I’ve never thought of it. Do I, or have I, loved anything so much in my life? So much I would kill for it?

“Why did you bring me down here?”

“Because it’s time you know your place in this family. In Schadenfreude. There will be expectations in this role. Things you can’t elect to ignore.”

“Like what? Torturing innocent people?”

“Those people will come to you someday. You will not seek them out. They’ll hear whispers of us, and they will come in desperation. They will give themselves over to you for a chance to have the life you live.”

“And if I don’t want to help them?”

“I’m afraid you don’t have a choice.”

I frown back at him, studying his eyes for any sign of amusement, or humor, but my gaze is met with the same austerity I’ve come to know from him.

“The men who make up Schadenfreude are some of the most powerful people in the world.

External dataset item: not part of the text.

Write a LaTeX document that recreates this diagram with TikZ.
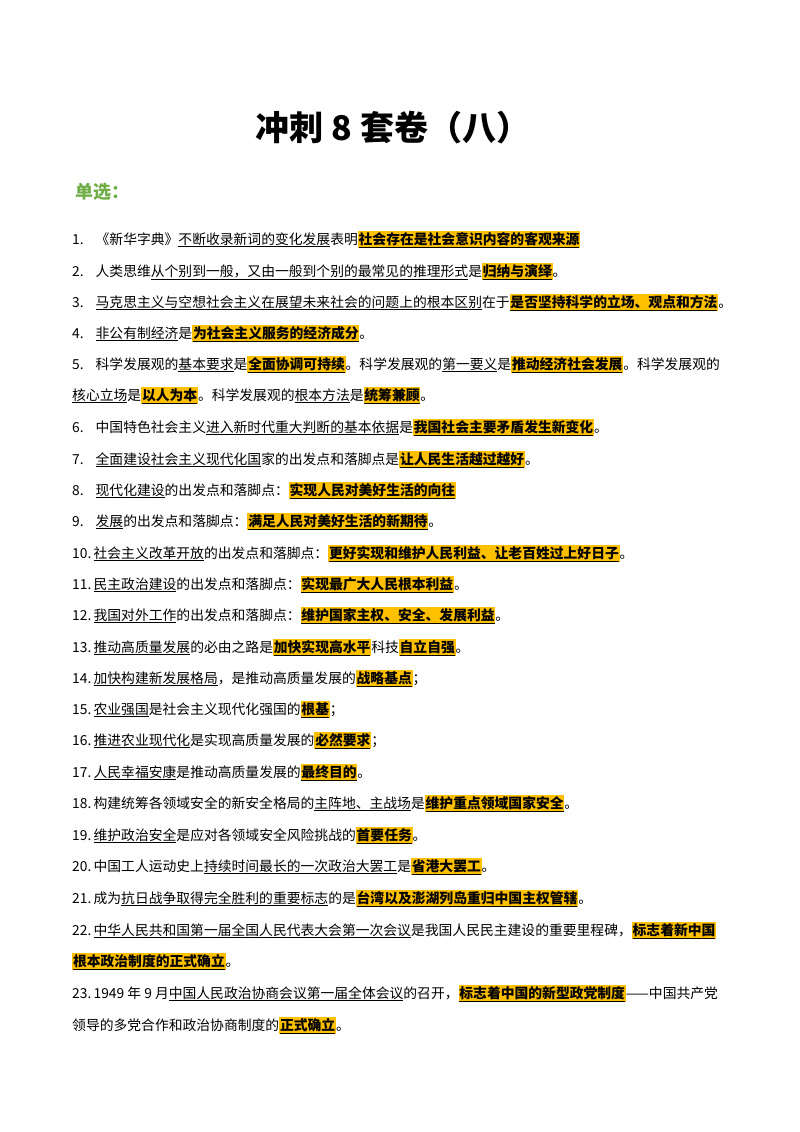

You will come to know secrets that would destroy them. And therefore, they would destroy you. You will do the same. Protect our collective. Preserve generations of study. To observe the effects of environment on genetics. Your genetic makeup is changed, based on what happened to your great-grandfather. And it’ll be interesting to see how it manifests in future generations.”

“You said those men were Nazis. Why would I protect, or preserve, anything to do with them? Why would you?”

“This isn’t about them. They were eventually found out by the group, and let’s just say, it was a quiet matter of two individuals being consumed by their work. Poetic justice, I suppose.”

In not so many words, the Germans were tortured and murdered for their lies.

“It still doesn’t make it right. So you … you create generations of people who enjoy hurting others? How does that make the world a better place?”

Chuckling, he flicks the ash of his cigar and puffs on it again. “The world is filled with sadists and masochists. You either find pleasure in doling pain, or receiving it.”